Only a number is required: how many lines of the material contain the word "matplotlib"?

(begin)

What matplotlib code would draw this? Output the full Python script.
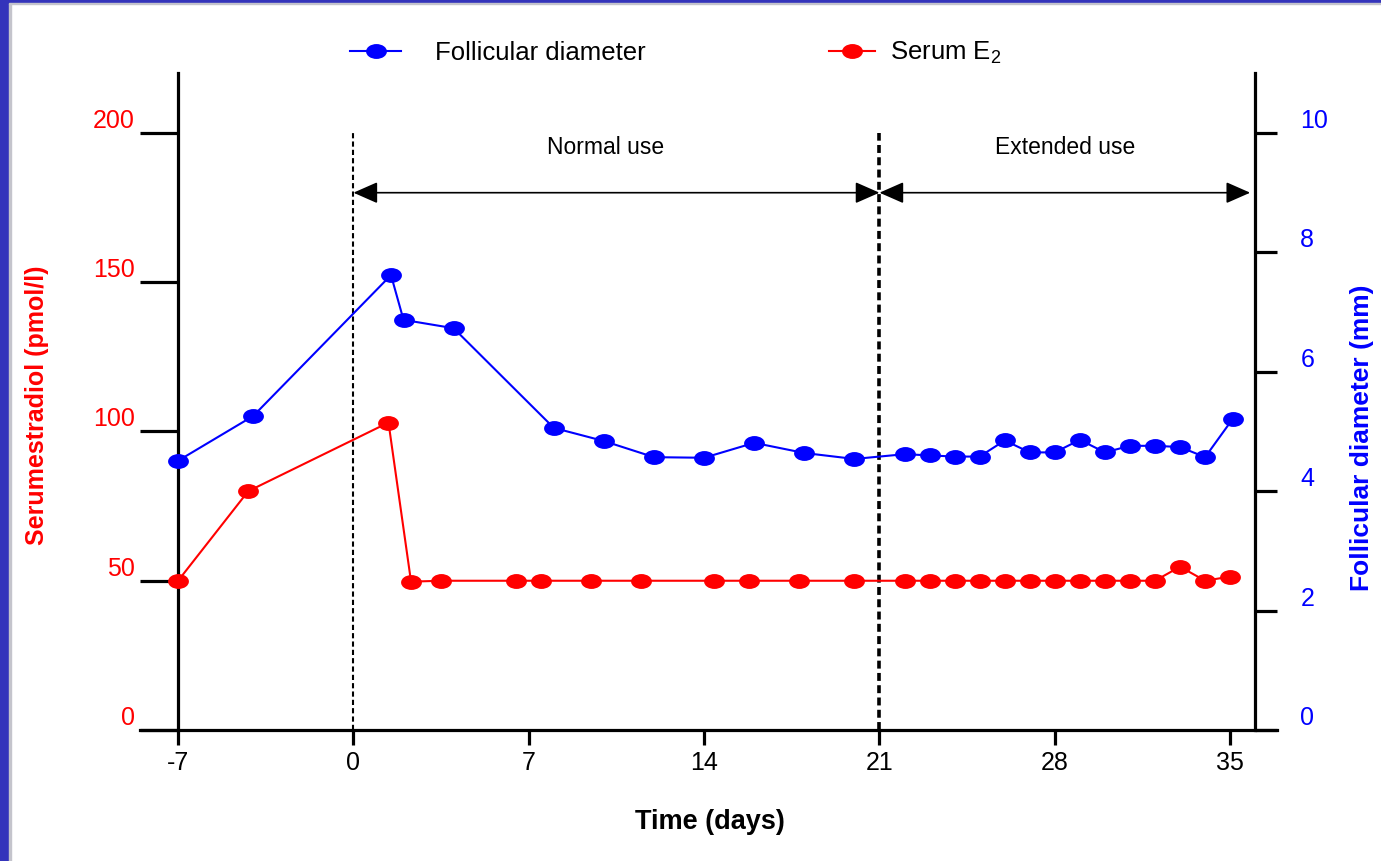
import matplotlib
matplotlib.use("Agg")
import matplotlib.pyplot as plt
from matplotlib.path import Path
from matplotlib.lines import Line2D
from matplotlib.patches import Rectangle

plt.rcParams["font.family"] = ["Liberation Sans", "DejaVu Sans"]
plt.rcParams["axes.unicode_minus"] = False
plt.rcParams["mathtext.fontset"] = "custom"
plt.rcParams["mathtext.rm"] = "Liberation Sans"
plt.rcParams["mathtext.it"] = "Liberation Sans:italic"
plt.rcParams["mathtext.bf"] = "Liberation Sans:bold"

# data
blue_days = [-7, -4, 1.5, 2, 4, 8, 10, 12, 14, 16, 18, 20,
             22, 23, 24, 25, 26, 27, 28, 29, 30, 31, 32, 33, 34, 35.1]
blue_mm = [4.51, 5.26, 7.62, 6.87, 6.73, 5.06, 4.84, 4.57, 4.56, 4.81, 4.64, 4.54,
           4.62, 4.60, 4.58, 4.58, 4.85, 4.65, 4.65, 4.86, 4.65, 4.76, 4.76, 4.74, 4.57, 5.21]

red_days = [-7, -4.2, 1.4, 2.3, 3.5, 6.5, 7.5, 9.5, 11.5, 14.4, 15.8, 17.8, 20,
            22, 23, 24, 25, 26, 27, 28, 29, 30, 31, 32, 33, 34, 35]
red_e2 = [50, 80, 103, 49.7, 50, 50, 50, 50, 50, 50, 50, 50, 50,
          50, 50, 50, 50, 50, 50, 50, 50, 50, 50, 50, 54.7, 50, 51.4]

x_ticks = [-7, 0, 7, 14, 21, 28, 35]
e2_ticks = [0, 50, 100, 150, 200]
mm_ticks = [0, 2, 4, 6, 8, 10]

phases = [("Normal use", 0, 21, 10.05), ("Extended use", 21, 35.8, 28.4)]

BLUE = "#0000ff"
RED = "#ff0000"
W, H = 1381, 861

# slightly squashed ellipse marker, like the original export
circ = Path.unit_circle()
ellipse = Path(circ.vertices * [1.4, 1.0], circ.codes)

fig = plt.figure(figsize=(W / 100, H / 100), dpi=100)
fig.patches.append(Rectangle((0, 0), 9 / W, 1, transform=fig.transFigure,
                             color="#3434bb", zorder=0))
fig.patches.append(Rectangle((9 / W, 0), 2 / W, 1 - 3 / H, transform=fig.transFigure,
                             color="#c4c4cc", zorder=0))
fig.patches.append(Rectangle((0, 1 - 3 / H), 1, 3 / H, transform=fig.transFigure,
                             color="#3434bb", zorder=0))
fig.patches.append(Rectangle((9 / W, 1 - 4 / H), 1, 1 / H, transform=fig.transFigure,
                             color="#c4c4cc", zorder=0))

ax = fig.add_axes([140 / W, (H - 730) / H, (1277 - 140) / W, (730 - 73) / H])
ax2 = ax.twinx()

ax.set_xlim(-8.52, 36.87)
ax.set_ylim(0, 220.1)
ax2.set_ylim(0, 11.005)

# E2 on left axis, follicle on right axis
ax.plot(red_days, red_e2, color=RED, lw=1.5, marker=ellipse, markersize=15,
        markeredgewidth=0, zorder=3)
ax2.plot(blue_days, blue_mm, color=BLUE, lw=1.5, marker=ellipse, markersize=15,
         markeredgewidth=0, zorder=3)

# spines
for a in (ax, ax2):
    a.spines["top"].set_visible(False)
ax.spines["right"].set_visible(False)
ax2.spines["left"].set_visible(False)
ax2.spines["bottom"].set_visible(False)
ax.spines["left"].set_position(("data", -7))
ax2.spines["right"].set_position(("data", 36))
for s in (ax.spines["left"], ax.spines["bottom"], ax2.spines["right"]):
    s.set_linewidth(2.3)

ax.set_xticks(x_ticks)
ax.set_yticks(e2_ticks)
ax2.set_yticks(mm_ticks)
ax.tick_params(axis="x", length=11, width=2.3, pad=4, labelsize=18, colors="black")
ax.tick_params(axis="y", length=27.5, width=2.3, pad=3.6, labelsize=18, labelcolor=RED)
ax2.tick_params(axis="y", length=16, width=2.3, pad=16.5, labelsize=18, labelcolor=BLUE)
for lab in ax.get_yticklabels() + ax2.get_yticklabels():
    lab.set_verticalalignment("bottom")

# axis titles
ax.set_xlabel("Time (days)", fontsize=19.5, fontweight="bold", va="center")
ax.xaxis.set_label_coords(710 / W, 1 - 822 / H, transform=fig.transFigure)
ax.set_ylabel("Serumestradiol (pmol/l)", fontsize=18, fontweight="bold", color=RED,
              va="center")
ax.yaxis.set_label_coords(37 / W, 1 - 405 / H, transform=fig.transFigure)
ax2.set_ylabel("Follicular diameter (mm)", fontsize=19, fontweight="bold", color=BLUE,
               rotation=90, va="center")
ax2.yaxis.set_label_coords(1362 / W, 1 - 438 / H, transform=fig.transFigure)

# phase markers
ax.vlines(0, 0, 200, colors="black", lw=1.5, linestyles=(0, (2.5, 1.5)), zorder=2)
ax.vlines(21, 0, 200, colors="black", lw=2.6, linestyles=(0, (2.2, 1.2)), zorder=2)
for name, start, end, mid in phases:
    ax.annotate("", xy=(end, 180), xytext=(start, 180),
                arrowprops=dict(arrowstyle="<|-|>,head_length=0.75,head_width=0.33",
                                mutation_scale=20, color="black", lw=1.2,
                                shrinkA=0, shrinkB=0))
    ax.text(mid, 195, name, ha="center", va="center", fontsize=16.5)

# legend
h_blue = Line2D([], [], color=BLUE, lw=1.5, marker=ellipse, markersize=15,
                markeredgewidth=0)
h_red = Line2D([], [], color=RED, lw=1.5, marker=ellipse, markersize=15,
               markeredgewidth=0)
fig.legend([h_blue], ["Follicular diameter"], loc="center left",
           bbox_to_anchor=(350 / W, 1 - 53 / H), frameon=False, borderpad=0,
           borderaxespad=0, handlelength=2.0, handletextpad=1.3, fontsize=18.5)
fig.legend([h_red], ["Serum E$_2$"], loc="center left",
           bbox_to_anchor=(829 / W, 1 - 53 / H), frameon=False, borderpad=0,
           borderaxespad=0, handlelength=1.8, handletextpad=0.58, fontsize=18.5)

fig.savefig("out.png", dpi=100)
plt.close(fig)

(end)

- _COMPLETED EXERCISE_
7